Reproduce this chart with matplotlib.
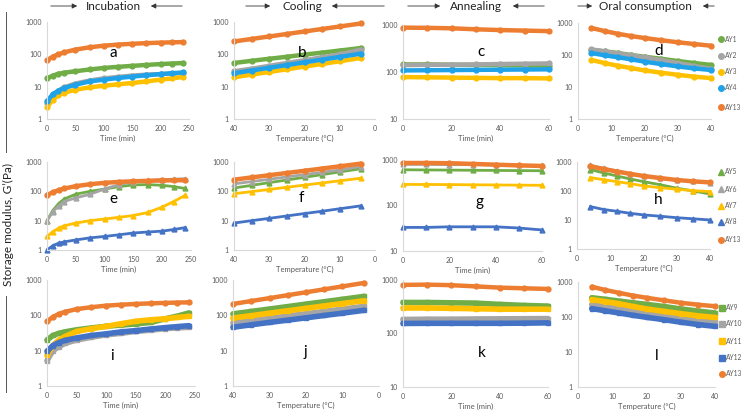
import matplotlib
matplotlib.use("Agg")
import matplotlib.pyplot as plt
from matplotlib.lines import Line2D

plt.rcParams['font.family'] = ['Lato', 'DejaVu Sans']

# ---------------- data ----------------
t_inc = [0, 10, 20, 30, 50, 75, 100, 125, 150, 175, 200, 220, 240]
T_cool = [40, 35, 30, 25, 20, 15, 10, 4]
t_ann = [0, 10, 20, 30, 40, 50, 60]
T_oral = [4, 8, 12, 16, 20, 25, 30, 35, 40]

names_r1 = ["AY1", "AY2", "AY3", "AY4", "AY13"]
names_r2 = ["AY5", "AY6", "AY7", "AY8", "AY13"]
names_r3 = ["AY9", "AY10", "AY11", "AY12", "AY13"]

a_vals = {
    "AY1": [18, 22, 25, 27, 30, 34, 38, 41, 44, 47, 50, 52, 54],
    "AY2": [3.2, 5.5, 7.5, 9.5, 12.5, 15.5, 18, 20, 22, 23.5, 24.5, 25.5, 26.5],
    "AY3": [2.3, 4, 5.5, 6.5, 8, 9.5, 10.7, 11.8, 13, 14.5, 16.5, 18, 20],
    "AY4": [3.5, 5.8, 7.5, 9, 11.5, 14.5, 16.5, 18.5, 20.5, 22.5, 24.5, 26, 27.5],
    "AY13": [65, 85, 100, 115, 140, 165, 185, 200, 212, 222, 230, 235, 240],
}
b_vals = {
    "AY1": [54, 63, 73, 84, 98, 113, 131, 157],
    "AY2": [30, 36, 44, 54, 66, 81, 100, 140],
    "AY3": [19.5, 23.6, 28.5, 34.5, 41.8, 50.5, 61, 77],
    "AY4": [26, 31.6, 38.3, 46.5, 56.5, 68.6, 83, 105],
    "AY13": [250, 299, 357, 426, 509, 608, 727, 900],
}
c_vals = {
    "AY1": [145, 145, 143, 142, 140, 138, 136],
    "AY2": [140, 142, 143, 145, 148, 150, 152],
    "AY3": [78, 77, 76, 75, 74, 74, 73],
    "AY4": [108, 109, 110, 111, 112, 113, 114],
    "AY13": [880, 870, 850, 810, 780, 760, 740],
}
d_vals = {
    "AY1": [145, 130, 115, 100, 88, 76, 65, 56, 49],
    "AY2": [150, 130, 112, 97, 84, 70, 56, 45, 37],
    "AY3": [70, 56, 46, 39, 33, 28, 24, 21, 19],
    "AY4": [115, 98, 85, 73, 62, 52, 44, 38, 34],
    "AY13": [700, 560, 460, 390, 340, 290, 250, 220, 195],
}
e_vals = {
    "AY5": [10, 22, 38, 55, 80, 100, 120, 145, 165, 170, 160, 145, 125],
    "AY6": [10, 20, 32, 45, 60, 80, 120, 170, 210, 235, 250, 260, 270],
    "AY7": [2.9, 4.2, 5.5, 6.7, 8.3, 10, 11.4, 13, 15, 19, 29, 45, 73],
    "AY8": [1.0, 1.4, 1.7, 1.9, 2.2, 2.6, 2.9, 3.3, 3.8, 4.1, 4.4, 5.0, 5.8],
    "AY13": [75, 92, 110, 125, 150, 175, 195, 210, 220, 228, 235, 238, 240],
}
f_vals = {
    "AY5": [130, 160, 198, 244, 301, 372, 459, 590],
    "AY6": [180, 215, 258, 310, 372, 446, 535, 700],
    "AY7": [83, 98, 116, 138, 163, 193, 229, 280],
    "AY8": [8.3, 10, 12, 14.5, 17.5, 21, 25.5, 32],
    "AY13": [250, 298, 355, 422, 503, 599, 713, 880],
}
g_vals = {
    "AY5": [610, 605, 600, 595, 590, 585, 580],
    "AY6": [800, 800, 790, 790, 780, 770, 760],
    "AY7": [290, 290, 288, 285, 283, 280, 278],
    "AY8": [33, 33, 34, 34, 34, 32, 29],
    "AY13": [860, 860, 850, 820, 790, 760, 740],
}
h_vals = {
    "AY5": [550, 420, 330, 260, 210, 165, 125, 100, 79],
    "AY6": [770, 610, 490, 400, 335, 280, 240, 215, 195],
    "AY7": [290, 245, 210, 180, 150, 130, 115, 103, 95],
    "AY8": [29, 23, 20, 17, 15, 13.5, 12, 11, 10],
    "AY13": [710, 570, 470, 390, 330, 280, 240, 215, 198],
}
i_vals = {
    "AY9": [20, 27, 31, 34, 39, 44, 49, 53, 57, 63, 80, 95, 117],
    "AY10": [5.2, 10, 13, 16, 20, 24, 28, 31, 35, 38, 42, 44, 46],
    "AY11": [7.4, 14, 20, 25, 35, 42, 49, 58, 68, 75, 80, 87, 94],
    "AY12": [9.6, 14, 17, 19.5, 23, 27, 30, 34, 37, 41, 45, 48, 51],
    "AY13": [68, 90, 110, 125, 150, 170, 188, 200, 210, 218, 225, 230, 233],
}
j_vals = {
    "AY9": [110, 129, 151, 177, 208, 243, 285, 345],
    "AY10": [61, 71, 82, 96, 111, 129, 150, 180],
    "AY11": [84, 98, 115, 135, 158, 185, 216, 260],
    "AY12": [46, 54, 63, 73, 85, 99, 115, 139],
    "AY13": [210, 254, 307, 372, 450, 545, 660, 830],
}
k_vals = {
    "AY9": [380, 380, 375, 370, 350, 335, 325],
    "AY10": [183, 185, 185, 187, 188, 189, 190],
    "AY11": [300, 300, 295, 290, 285, 285, 285],
    "AY12": [154, 155, 155, 155, 155, 156, 158],
    "AY13": [810, 820, 800, 760, 720, 700, 680],
}
l_vals = {
    "AY9": [355, 320, 285, 255, 230, 200, 170, 148, 130],
    "AY10": [227, 195, 170, 148, 130, 112, 95, 82, 72],
    "AY11": [315, 275, 240, 200, 170, 145, 125, 108, 97],
    "AY12": [174, 150, 130, 112, 98, 84, 71, 61, 54],
    "AY13": [735, 590, 490, 410, 355, 300, 255, 225, 203],
}

colors = {
    "AY1": "#70AD47", "AY2": "#A5A5A5", "AY3": "#FFC000", "AY4": "#1FA2E8",
    "AY5": "#70AD47", "AY6": "#A5A5A5", "AY7": "#FFC000", "AY8": "#4472C4",
    "AY9": "#70AD47", "AY10": "#A5A5A5", "AY11": "#FFC000", "AY12": "#4472C4",
    "AY13": "#ED7D31",
}

# ---------------- layout ----------------
W, H = 745, 413
fig = plt.figure(figsize=(W / 100, H / 100), dpi=100)
TICKC = "#595959"
SPINEC = "#D9D9D9"


def make_ax(x0, x1, ytop, ybot):
    return fig.add_axes([x0 / W, 1 - ybot / H, (x1 - x0) / W, (ybot - ytop) / H])


def style(ax, xlim, xticks, ylim, xlabel):
    ax.set_yscale("log")
    ax.set_xlim(*xlim)
    ax.set_ylim(*ylim)
    ax.set_xticks(xticks)
    yt = [v for v in [1, 10, 100, 1000] if ylim[0] <= v <= ylim[1]]
    ax.set_yticks(yt)
    ax.set_yticklabels([str(v) for v in yt])
    ax.minorticks_off()
    ax.tick_params(length=0, labelsize=5, colors=TICKC, pad=4)
    for s in ["top", "right"]:
        ax.spines[s].set_visible(False)
    for s in ["left", "bottom"]:
        ax.spines[s].set_color(SPINEC)
        ax.spines[s].set_linewidth(0.8)
    ax.set_xlabel(xlabel, fontsize=5.5, color=TICKC, labelpad=2)
    ax.patch.set_alpha(0)


def draw(ax, x, vals, names, row):
    for n in names:
        c = colors[n]
        if n == "AY13":
            mk, lw, ms = "o", 3.2, 3.5
        elif row == 1:
            mk, lw, ms = "o", 3.2, 3.5
        elif row == 2:
            mk, lw, ms = "^", 2.0, 3.5
        else:
            mk, lw, ms = "s", 4.0, 3.0
        ax.plot(x, vals[n], color=c, lw=lw, marker=mk, ms=ms, mec=c, mfc=c,
                solid_capstyle="round", clip_on=False)


def legend(names, row, xm, ys):
    for n, y in zip(names, ys):
        c = colors[n]
        if n == "AY13":
            mk, ms = "o", 4
        elif row == 1:
            mk, ms = "o", 4
        elif row == 2:
            mk, ms = "^", 4
        else:
            mk, ms = "s", 4
        fig.add_artist(Line2D([xm / W], [1 - y / H], marker=mk, color=c,
                              ms=ms, mec=c, mfc=c, lw=0))
        fig.text((xm + 4) / W, 1 - y / H, n, fontsize=4.8, color=TICKC,
                 va="center", ha="left")


panels = [
    # row 1
    ("a", (47, 189, 22, 119), t_inc, a_vals, names_r1, 1, (0, 250), [0, 50, 100, 150, 200, 250], (1, 1000), "Time (min)", (113, 53)),
    ("b", (234, 375, 22, 119), T_cool, b_vals, names_r1, 1, (40, 0), [40, 30, 20, 10, 0], (1, 1000), "Temperature (°C)", (302, 53)),
    ("c", (403, 549, 25, 119), t_ann, c_vals, names_r1, 1, (0, 60), [0, 20, 40, 60], (10, 1000), "Time (min)", (481, 52)),
    ("d", (578, 711, 23, 119), T_oral, d_vals, names_r1, 1, (0, 40), [0, 10, 20, 30, 40], (1, 1000), "Temperature (°C)", (659, 51)),
    # row 2
    ("e", (47, 191, 162, 250), t_inc, e_vals, names_r2, 2, (0, 250), [0, 50, 100, 150, 200, 250], (1, 1000), "Time (min)", (113, 199)),
    ("f", (234, 375, 162, 250), T_cool, f_vals, names_r2, 2, (40, 0), [40, 30, 20, 10, 0], (1, 1000), "Temperature (°C)", (301, 198)),
    ("g", (403, 542, 160, 251), t_ann, g_vals, names_r2, 2, (0, 60), [0, 20, 40, 60], (10, 1000), "Time (min)", (480, 202)),
    ("h", (577, 710, 162, 249), T_oral, h_vals, names_r2, 2, (0, 40), [0, 10, 20, 30, 40], (1, 1000), "Temperature (°C)", (658, 200)),
    # row 3
    ("i", (47, 195, 280, 386), t_inc, i_vals, names_r3, 3, (0, 250), [0, 50, 100, 150, 200, 250], (1, 1000), "Time (min)", (112, 356)),
    ("j", (233, 379, 280, 386), T_cool, j_vals, names_r3, 3, (40, 0), [40, 30, 20, 10, 0], (1, 1000), "Temperature (°C)", (305, 352)),
    ("k", (403, 548, 280, 387), t_ann, k_vals, names_r3, 3, (0, 60), [0, 20, 40, 60], (10, 1000), "Time (min)", (482, 353)),
    ("l", (578, 715, 282, 387), T_oral, l_vals, names_r3, 3, (0, 40), [0, 10, 20, 30, 40], (1, 1000), "Temperature (°C)", (657, 356)),
]

for letter, box, x, vals, names, row, xlim, xt, ylim, xlabel, lpos in panels:
    ax = make_ax(*box)
    style(ax, xlim, xt, ylim, xlabel)
    draw(ax, x, vals, names, row)
    fig.text(lpos[0] / W, 1 - lpos[1] / H, letter, fontsize=11, color="black",
             ha="center", va="center")

legend(names_r1, 1, 721, [39, 56, 72, 88, 107])
legend(names_r2, 2, 721, [172, 189, 206, 222, 240])
legend(names_r3, 3, 722, [308, 324, 341, 358, 374])

# ---------------- headers ----------------
headers = [
    ("Incubation", 113, (48, 80), (185, 148)),
    ("Cooling", 302, (243, 273), (387, 329)),
    ("Annealing", 476, (405, 443), (547, 510)),
    ("Oral consumption", 645, (575, 595), (717, 700)),
]
for txt, xc, ra, la in headers:
    fig.text(xc / W, 1 - 7 / H, txt, fontsize=8.5, ha="center", va="center",
             color="#222222")
    for (xs, xe) in (ra, la):
        fig.add_artist(matplotlib.patches.FancyArrowPatch(
            (xs / W, 1 - 6 / H), (xe / W, 1 - 6 / H), transform=fig.transFigure,
            arrowstyle="-|>,head_length=3,head_width=1.5", lw=0.6, color="#333333"))

# ---------------- y label ----------------
fig.text(8 / W, 1 - 224 / H, "Storage modulus, G’(Pa)", rotation=90,
         fontsize=8.5, ha="center", va="center", color="#222222")
fig.add_artist(Line2D([6 / W, 6 / W], [1 - 12 / H, 1 - 152 / H], color="#555555", lw=0.7))
fig.add_artist(Line2D([6 / W, 6 / W], [1 - 296 / H, 1 - 392 / H], color="#555555", lw=0.7))

fig.savefig("out.png", dpi=100)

━━━

### GOAL
Pictures are excluded: retype only the lines from the beginning of the listing above through the line with "plt.rcParams['font.family'] = ['Lato', 'DejaVu", both included.

### SOLUTION TO THIS PROBLEM
Reproduce this chart with matplotlib.
import matplotlib
matplotlib.use("Agg")
import matplotlib.pyplot as plt
from matplotlib.lines import Line2D

plt.rcParams['font.family'] = ['Lato', 'DejaVu Sans']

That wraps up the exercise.